#### [Task to complete]
In the entries below, repeat only the lines between those holding "Output the component" and "Chart.register(...registerables);", inclusive. Leave pictures out.

[Dataset entries]
* Start *
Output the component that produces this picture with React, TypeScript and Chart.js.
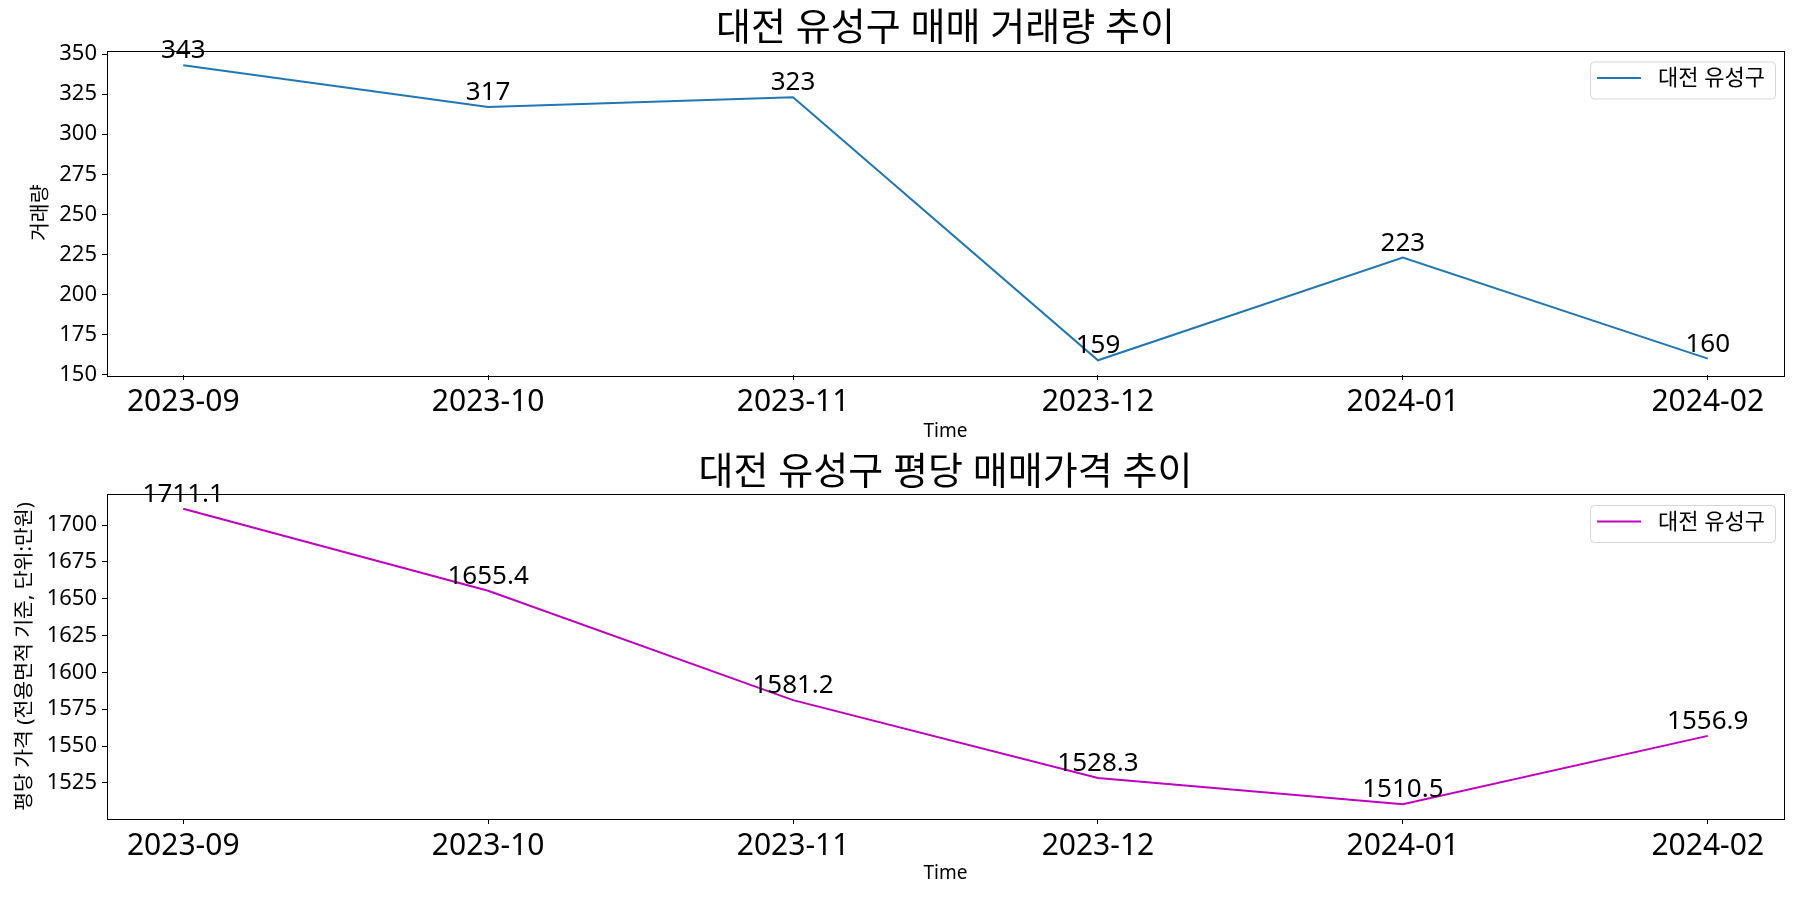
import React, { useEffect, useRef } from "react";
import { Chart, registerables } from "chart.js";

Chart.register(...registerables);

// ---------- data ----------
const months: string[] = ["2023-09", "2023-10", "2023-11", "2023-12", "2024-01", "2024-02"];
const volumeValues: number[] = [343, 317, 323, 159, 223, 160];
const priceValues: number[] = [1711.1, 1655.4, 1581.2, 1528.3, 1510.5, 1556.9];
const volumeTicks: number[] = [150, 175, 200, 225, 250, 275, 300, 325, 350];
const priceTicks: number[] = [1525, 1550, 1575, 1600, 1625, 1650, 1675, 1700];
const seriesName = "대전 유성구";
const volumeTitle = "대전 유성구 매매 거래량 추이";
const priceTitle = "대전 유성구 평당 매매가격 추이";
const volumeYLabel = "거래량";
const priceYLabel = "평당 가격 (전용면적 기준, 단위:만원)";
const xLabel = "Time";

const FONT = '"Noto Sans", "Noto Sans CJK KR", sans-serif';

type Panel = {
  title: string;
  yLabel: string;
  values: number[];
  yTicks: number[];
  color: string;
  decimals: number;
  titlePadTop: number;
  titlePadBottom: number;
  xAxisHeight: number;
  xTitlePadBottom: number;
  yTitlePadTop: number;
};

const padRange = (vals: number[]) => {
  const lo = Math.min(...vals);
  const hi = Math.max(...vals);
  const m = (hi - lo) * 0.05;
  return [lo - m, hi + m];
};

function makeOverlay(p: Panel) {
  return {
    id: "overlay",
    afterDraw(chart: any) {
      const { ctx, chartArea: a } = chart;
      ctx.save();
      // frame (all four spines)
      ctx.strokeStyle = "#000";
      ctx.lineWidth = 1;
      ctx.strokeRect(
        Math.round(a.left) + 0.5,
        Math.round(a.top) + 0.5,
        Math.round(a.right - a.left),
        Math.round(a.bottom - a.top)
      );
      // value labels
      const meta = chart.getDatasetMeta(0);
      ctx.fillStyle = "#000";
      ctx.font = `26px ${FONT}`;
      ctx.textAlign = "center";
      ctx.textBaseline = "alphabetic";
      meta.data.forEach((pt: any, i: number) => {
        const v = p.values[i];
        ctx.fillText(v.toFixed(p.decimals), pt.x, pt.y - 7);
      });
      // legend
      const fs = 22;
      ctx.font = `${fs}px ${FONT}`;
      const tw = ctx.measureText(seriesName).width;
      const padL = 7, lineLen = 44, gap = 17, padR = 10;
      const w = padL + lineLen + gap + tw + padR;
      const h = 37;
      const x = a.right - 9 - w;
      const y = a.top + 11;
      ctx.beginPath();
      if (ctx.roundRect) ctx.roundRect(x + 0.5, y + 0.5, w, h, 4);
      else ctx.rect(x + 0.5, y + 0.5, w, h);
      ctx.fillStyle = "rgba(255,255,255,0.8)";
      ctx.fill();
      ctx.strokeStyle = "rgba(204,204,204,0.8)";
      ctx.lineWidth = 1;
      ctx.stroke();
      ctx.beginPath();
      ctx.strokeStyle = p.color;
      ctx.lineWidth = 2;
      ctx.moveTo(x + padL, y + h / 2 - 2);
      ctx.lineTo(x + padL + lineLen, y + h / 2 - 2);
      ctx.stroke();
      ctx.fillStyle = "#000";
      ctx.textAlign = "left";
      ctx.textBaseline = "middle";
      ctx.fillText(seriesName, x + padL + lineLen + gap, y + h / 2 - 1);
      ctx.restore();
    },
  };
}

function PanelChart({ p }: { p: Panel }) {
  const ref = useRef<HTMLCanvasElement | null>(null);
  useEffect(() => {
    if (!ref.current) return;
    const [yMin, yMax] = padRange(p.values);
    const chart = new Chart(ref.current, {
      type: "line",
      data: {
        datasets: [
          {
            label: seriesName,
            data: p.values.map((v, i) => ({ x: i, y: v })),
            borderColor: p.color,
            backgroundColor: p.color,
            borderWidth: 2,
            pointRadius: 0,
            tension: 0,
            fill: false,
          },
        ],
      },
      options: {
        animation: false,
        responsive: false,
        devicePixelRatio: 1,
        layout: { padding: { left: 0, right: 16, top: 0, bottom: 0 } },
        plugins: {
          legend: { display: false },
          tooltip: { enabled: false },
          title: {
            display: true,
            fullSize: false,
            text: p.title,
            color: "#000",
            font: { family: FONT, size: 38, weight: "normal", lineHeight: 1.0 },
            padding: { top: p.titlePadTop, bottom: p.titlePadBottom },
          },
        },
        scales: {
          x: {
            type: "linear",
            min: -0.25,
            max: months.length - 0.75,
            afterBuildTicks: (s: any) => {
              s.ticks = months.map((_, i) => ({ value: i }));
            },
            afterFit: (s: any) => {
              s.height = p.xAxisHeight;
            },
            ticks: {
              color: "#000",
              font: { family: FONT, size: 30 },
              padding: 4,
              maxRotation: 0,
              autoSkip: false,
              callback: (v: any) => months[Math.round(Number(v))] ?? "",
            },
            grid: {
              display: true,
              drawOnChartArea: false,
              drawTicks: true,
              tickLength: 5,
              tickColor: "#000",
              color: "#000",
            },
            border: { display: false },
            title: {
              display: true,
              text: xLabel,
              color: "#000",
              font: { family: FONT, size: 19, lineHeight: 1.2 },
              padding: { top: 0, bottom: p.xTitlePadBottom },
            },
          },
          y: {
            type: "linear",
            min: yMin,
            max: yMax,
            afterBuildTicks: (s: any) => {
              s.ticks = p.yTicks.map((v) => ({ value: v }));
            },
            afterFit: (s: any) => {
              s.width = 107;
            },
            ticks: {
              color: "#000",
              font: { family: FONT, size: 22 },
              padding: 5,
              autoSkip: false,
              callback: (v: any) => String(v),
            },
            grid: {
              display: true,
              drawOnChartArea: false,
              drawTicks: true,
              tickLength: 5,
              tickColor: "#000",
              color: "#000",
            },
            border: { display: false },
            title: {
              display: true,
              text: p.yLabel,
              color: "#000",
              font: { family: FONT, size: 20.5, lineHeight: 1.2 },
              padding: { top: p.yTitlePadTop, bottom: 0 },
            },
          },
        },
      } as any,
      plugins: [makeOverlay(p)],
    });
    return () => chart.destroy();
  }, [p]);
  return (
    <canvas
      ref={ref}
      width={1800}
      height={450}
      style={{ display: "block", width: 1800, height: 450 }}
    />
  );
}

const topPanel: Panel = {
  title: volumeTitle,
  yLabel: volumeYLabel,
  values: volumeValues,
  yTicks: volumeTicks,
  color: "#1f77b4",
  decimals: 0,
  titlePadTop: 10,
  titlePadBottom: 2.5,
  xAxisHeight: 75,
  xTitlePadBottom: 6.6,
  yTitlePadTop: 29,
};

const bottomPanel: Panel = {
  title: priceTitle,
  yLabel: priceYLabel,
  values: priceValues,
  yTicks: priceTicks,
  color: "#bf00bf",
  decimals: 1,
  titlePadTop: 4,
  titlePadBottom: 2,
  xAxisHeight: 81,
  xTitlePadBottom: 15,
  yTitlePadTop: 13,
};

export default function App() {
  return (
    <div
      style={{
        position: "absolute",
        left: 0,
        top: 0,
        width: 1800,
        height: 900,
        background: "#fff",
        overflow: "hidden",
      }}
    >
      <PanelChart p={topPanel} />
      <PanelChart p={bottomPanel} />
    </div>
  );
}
* End *
* Start *
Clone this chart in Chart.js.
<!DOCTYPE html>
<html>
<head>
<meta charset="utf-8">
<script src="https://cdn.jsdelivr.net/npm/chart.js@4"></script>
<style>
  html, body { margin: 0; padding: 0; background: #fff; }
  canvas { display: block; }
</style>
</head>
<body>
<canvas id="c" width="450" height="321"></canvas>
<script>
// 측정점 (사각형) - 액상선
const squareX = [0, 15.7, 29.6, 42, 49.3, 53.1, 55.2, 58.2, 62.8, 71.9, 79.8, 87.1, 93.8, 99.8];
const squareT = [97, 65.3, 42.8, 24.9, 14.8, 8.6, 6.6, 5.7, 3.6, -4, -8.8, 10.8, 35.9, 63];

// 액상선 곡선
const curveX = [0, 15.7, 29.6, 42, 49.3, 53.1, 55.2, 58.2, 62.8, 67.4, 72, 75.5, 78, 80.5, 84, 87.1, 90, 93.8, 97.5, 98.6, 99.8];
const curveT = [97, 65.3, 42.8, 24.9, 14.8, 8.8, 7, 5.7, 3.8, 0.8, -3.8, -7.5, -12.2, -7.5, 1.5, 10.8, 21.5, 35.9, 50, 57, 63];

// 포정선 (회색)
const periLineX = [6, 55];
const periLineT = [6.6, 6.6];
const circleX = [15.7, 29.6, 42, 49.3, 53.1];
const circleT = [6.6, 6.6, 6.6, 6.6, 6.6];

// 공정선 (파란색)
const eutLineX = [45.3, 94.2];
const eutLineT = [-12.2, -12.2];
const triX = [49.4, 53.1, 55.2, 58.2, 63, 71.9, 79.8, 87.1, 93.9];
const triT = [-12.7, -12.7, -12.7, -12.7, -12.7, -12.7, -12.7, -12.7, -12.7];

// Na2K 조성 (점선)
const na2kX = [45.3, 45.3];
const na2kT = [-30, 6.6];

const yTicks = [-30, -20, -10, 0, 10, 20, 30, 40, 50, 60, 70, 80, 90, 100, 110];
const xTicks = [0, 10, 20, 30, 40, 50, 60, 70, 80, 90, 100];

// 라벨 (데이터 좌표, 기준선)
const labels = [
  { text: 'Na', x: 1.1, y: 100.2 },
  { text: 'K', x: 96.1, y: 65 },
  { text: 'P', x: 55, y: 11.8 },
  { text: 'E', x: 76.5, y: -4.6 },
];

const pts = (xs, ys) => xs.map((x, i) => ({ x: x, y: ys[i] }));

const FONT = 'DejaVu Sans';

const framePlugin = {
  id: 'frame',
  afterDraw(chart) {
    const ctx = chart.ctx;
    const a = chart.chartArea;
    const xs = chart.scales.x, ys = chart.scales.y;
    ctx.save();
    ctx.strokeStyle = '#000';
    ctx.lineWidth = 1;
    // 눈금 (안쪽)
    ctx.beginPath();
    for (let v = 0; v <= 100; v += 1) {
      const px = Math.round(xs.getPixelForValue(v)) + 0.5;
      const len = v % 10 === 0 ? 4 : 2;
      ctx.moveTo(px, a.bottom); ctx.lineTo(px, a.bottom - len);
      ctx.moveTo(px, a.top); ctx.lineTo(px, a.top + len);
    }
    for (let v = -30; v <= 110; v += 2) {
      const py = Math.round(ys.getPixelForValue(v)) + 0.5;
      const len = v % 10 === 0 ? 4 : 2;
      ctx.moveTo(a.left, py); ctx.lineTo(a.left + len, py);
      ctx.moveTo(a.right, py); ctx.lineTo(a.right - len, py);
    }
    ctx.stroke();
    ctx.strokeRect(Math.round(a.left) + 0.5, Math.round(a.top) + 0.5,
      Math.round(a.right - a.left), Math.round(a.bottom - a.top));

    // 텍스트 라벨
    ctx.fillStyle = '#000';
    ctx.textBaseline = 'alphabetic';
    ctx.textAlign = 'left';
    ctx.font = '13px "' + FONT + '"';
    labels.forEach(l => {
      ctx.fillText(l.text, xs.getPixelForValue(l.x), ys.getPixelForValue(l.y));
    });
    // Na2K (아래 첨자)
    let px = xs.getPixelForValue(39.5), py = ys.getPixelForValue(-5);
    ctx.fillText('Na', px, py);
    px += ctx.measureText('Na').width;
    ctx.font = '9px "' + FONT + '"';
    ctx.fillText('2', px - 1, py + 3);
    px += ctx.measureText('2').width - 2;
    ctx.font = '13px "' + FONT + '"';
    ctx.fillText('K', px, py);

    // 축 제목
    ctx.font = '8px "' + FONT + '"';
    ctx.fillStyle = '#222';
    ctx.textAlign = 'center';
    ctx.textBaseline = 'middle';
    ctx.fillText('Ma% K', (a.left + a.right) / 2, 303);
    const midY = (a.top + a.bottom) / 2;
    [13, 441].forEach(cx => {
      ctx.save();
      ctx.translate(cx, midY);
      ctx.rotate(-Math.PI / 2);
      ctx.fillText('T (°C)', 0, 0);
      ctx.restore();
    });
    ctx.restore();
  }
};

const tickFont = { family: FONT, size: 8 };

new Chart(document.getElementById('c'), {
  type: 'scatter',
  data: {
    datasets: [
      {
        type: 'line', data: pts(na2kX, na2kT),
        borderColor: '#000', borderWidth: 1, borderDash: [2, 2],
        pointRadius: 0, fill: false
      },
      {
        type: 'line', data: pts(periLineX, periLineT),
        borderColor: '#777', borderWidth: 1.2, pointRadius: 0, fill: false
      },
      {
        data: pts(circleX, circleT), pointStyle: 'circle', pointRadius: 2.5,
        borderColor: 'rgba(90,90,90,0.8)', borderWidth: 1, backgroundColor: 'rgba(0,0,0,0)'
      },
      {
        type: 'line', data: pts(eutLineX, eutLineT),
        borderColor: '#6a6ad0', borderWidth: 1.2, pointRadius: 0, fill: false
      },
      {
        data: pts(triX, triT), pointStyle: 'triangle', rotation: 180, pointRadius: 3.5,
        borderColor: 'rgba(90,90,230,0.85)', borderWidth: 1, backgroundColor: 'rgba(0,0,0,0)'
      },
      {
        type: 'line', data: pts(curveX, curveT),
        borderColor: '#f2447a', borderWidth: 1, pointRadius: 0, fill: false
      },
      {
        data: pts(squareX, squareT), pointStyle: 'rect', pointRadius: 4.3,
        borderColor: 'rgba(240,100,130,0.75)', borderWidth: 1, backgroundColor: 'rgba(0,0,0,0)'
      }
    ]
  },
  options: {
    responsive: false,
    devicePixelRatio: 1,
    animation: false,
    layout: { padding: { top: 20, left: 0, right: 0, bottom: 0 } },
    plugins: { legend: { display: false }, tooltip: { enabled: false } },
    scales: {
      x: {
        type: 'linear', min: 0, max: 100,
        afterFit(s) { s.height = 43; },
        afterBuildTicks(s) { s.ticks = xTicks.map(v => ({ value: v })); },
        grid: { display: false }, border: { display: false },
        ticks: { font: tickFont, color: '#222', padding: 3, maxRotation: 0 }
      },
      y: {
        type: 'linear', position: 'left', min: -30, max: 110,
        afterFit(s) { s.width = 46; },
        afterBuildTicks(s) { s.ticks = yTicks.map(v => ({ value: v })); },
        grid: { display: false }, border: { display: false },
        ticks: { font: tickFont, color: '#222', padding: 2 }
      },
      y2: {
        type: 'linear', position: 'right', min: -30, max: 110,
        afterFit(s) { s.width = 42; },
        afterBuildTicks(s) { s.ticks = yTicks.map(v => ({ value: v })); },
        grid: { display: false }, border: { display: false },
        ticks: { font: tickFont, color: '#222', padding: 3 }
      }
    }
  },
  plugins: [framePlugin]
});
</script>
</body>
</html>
* End *
#### [Solution to this exercise]
Output the component that produces this picture with React, TypeScript and Chart.js.
import React, { useEffect, useRef } from "react";
import { Chart, registerables } from "chart.js";

Chart.register(...registerables);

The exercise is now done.